Characterization and analysis of the self-healing behavior of alkali-activated slag mortar

Abstract

Alkali-activated slag (AAS) mortar has substantial limitations owing to its autogenous shrinkage, which leads to crack formation, and the self-healing property presents a promising solution to maintain its integrity and durability. Based on this, the self-healing efficiency of AAS mortar under a stable alkaline environment was assessed, with exogenous calcium ions introduced via a Ca(OH)₂ solution, and the self-healing mechanism was investigated with exogenous carbonate ions introduced to promote carbonation. To evaluate the effectiveness of these methods, both the physical properties and the microstructural characteristics of the AAS mortar under different healing environments were analyzed.
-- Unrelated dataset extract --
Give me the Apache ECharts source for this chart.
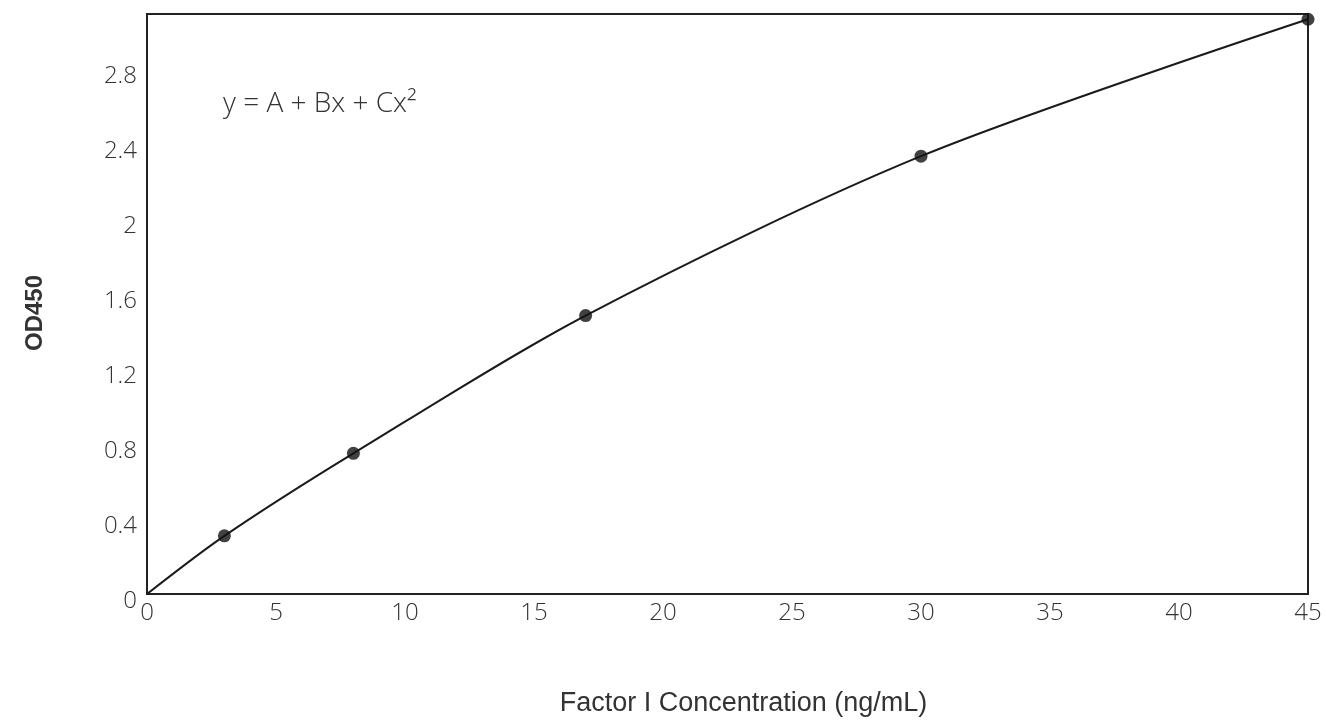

The results revealed that self-healing environments, including secondary alkali activation and carbonation, substantially improved the rates of compressive strength recovery to 97.96 % and permeability recovery to 32.1 %. AAS mortar samples immersed in a saturated Ca(OH)₂ solution with wet-dry cycles, as well as those alternatingly immersed in Ca(OH)₂ and Na₂CO₃ showed higher matrix-crack bond strength recovery rates (43.7 % and 23.1 %, respectively) than samples exposed to only a saturated Ca(OH)₂ solution (11.4 %). The predominant healing products, including CaCO₃ and calcium aluminum silicate hydrate, effectively bonded to the cracks, contributing to significant recovery of the physical properties. Thus, the optimal self-healing of the AAS mortar requires an alkaline environment with abundant calcium ions to improve CaCO₃ precipitation. Additionally, continuous carbonation with exogenous carbonate ions further improves the healing efficiency.